(Data entries)
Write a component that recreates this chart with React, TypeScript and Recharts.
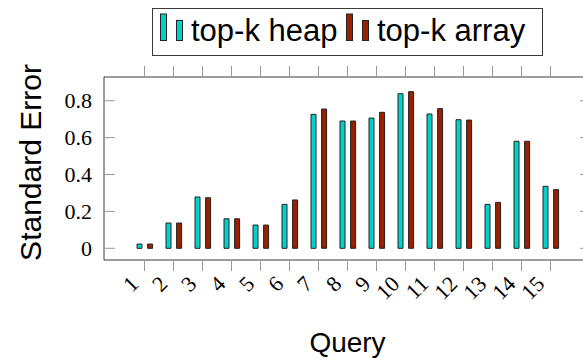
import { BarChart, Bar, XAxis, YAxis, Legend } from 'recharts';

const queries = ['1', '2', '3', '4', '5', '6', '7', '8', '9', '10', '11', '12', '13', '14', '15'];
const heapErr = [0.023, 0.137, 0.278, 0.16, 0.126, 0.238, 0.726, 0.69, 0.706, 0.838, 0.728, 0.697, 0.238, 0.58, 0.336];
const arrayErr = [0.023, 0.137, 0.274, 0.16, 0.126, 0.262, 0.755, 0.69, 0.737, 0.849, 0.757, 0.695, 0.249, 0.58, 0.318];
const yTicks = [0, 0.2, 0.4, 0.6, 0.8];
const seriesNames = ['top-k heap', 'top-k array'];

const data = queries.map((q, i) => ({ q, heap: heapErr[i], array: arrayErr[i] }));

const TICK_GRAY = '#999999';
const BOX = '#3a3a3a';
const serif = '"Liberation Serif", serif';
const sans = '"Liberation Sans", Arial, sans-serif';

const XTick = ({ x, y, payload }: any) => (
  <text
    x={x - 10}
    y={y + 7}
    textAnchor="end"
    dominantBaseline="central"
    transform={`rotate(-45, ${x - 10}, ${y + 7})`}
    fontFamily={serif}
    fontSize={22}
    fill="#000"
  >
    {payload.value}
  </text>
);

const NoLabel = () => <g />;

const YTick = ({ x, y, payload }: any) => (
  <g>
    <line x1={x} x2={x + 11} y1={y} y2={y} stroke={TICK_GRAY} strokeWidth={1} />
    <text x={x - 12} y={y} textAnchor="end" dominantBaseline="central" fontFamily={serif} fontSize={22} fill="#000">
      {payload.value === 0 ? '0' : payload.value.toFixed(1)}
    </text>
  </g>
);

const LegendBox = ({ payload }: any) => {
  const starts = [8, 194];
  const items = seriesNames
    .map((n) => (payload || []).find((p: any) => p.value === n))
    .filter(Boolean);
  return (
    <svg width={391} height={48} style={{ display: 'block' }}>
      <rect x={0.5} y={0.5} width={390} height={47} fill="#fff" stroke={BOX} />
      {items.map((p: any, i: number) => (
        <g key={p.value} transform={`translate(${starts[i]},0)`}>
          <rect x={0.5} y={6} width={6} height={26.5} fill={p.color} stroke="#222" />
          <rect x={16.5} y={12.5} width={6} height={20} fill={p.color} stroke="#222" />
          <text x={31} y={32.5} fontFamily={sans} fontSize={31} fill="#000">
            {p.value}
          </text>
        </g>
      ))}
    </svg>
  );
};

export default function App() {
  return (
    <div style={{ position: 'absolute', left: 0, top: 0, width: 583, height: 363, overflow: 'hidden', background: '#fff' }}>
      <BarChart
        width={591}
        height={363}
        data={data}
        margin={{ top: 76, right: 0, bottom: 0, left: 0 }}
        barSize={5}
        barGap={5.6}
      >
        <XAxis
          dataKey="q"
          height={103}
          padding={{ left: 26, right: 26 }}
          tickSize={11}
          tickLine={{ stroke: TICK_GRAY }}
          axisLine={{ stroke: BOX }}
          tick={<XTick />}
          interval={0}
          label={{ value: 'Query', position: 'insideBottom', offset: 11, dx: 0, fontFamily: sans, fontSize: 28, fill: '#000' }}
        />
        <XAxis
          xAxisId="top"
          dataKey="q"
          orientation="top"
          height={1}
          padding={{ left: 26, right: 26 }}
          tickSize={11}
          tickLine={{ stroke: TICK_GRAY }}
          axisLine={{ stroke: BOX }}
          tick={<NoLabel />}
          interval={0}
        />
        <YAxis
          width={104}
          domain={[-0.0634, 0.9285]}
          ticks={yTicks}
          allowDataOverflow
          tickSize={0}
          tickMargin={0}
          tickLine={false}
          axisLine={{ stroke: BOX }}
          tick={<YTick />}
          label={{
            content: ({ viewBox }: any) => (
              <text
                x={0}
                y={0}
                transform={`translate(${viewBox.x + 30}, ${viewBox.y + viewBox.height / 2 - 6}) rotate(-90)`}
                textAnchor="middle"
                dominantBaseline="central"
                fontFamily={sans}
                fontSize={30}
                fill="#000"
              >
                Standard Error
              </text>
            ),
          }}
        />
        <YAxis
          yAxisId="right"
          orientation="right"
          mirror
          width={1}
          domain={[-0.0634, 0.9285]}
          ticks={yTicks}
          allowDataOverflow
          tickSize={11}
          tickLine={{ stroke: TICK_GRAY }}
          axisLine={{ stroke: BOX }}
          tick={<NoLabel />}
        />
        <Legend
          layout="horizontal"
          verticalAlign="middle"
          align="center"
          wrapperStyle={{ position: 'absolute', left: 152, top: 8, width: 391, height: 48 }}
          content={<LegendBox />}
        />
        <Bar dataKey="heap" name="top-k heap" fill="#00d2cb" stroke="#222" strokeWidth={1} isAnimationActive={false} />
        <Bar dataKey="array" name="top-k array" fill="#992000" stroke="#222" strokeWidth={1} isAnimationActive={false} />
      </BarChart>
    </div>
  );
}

* * *

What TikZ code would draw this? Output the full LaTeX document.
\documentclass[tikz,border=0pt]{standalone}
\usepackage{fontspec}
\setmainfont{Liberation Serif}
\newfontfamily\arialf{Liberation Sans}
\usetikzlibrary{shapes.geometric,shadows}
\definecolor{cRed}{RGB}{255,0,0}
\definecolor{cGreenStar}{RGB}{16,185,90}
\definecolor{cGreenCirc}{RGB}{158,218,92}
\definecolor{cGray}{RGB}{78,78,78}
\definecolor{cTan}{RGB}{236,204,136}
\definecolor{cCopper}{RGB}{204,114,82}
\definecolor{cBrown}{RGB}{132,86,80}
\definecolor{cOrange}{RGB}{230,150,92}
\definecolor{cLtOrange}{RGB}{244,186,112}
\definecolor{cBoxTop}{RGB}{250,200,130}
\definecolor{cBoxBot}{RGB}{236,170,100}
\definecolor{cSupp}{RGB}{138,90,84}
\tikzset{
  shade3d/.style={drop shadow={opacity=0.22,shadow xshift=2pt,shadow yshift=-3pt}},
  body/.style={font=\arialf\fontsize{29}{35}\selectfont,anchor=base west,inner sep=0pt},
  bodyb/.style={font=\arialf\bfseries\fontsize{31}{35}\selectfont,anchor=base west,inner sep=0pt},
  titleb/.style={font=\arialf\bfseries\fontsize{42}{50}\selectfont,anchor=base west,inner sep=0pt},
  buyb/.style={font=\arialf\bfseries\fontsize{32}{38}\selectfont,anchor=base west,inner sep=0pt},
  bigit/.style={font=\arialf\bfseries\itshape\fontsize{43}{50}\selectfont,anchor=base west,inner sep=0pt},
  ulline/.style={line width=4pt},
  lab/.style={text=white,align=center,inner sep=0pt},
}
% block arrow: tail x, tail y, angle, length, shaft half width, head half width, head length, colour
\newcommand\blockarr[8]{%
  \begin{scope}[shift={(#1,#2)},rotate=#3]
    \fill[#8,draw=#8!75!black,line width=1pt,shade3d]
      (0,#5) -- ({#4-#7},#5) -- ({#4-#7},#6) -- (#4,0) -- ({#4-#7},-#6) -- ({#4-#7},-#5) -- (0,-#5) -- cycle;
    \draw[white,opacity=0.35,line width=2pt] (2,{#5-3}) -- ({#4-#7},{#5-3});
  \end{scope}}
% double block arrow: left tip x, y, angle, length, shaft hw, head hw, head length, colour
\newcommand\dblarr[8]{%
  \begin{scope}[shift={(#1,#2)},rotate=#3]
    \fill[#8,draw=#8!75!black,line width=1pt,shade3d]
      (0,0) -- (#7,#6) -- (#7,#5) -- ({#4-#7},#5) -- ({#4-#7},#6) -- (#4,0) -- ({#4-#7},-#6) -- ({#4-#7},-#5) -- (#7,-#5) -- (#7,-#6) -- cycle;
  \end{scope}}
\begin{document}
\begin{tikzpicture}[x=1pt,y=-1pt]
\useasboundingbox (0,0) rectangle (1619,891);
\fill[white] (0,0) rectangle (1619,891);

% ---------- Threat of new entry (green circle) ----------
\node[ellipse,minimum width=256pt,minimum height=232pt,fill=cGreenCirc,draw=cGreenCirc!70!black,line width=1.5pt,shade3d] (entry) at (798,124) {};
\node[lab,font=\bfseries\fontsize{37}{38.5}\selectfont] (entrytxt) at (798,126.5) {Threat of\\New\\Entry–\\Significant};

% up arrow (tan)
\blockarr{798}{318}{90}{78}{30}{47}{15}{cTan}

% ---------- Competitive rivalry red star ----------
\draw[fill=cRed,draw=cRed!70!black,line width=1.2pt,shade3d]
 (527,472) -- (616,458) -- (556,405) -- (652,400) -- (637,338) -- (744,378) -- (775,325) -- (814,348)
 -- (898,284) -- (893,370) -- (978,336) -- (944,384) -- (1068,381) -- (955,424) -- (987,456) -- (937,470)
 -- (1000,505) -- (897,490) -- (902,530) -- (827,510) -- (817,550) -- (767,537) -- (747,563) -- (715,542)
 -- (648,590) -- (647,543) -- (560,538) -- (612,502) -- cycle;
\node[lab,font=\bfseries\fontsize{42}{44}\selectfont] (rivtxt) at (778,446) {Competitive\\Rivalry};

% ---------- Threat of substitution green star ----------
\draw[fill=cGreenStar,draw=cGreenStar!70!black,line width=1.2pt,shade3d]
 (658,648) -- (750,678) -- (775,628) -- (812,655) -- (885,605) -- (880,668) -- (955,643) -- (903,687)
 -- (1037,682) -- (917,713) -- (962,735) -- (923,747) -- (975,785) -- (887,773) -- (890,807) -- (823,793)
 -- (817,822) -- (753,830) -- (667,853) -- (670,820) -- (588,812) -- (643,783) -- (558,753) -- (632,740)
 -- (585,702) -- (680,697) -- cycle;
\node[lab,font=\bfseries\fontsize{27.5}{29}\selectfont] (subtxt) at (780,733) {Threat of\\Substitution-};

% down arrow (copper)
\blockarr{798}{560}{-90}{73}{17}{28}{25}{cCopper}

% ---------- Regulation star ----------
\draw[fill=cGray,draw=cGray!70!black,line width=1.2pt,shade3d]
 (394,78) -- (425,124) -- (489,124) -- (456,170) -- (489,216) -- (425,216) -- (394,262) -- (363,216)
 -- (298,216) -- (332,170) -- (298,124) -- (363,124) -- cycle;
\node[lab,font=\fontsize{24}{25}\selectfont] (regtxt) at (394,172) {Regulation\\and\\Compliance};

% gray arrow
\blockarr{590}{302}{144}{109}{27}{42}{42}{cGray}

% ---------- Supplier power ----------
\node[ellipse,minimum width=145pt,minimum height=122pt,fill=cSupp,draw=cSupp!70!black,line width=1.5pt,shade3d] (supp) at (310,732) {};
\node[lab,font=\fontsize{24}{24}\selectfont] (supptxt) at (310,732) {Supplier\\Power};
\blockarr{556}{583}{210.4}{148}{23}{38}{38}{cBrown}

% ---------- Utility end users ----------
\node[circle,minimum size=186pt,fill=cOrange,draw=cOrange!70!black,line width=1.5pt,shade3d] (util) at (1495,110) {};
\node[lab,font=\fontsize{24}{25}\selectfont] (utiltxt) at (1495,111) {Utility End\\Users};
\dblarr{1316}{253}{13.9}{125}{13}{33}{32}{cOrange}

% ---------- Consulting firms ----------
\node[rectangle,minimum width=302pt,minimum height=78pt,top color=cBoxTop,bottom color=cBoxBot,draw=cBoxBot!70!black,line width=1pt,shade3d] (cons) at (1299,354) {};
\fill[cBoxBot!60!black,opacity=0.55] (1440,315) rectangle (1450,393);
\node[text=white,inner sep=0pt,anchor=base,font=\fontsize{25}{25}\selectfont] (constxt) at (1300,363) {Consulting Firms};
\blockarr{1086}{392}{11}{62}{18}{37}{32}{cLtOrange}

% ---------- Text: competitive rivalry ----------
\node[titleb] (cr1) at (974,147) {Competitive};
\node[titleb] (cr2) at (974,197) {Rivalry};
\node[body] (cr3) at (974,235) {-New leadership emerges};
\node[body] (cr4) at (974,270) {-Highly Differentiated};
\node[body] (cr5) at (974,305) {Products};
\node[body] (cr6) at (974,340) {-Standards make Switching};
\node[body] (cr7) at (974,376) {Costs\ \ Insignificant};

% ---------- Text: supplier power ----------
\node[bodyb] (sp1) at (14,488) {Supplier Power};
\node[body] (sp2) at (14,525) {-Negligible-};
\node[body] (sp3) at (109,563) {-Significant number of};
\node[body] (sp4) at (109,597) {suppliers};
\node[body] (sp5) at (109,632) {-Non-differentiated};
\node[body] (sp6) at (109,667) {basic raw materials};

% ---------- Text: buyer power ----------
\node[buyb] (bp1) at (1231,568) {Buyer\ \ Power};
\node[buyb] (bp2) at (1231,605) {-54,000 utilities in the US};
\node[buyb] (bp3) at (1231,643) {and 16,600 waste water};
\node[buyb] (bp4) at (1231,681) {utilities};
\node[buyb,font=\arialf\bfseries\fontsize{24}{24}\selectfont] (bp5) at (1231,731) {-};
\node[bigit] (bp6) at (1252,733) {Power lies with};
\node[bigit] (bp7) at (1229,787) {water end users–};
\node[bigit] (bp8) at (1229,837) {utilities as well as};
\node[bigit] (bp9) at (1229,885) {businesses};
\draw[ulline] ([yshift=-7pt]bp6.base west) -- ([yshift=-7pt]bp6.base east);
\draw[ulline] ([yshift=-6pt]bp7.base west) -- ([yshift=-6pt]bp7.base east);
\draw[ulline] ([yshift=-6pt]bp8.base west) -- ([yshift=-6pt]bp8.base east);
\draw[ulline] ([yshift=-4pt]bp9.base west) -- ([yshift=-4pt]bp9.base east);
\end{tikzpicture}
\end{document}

STATED TASK =>
Give back the exact lines above, running from the one that has "Write a component" through the one that has "XAxis, YAxis, Legend", with nothing added and no pictures.

EXPECTED OUTPUT =>
Write a component that recreates this chart with React, TypeScript and Recharts.
import { BarChart, Bar, XAxis, YAxis, Legend } from 'recharts';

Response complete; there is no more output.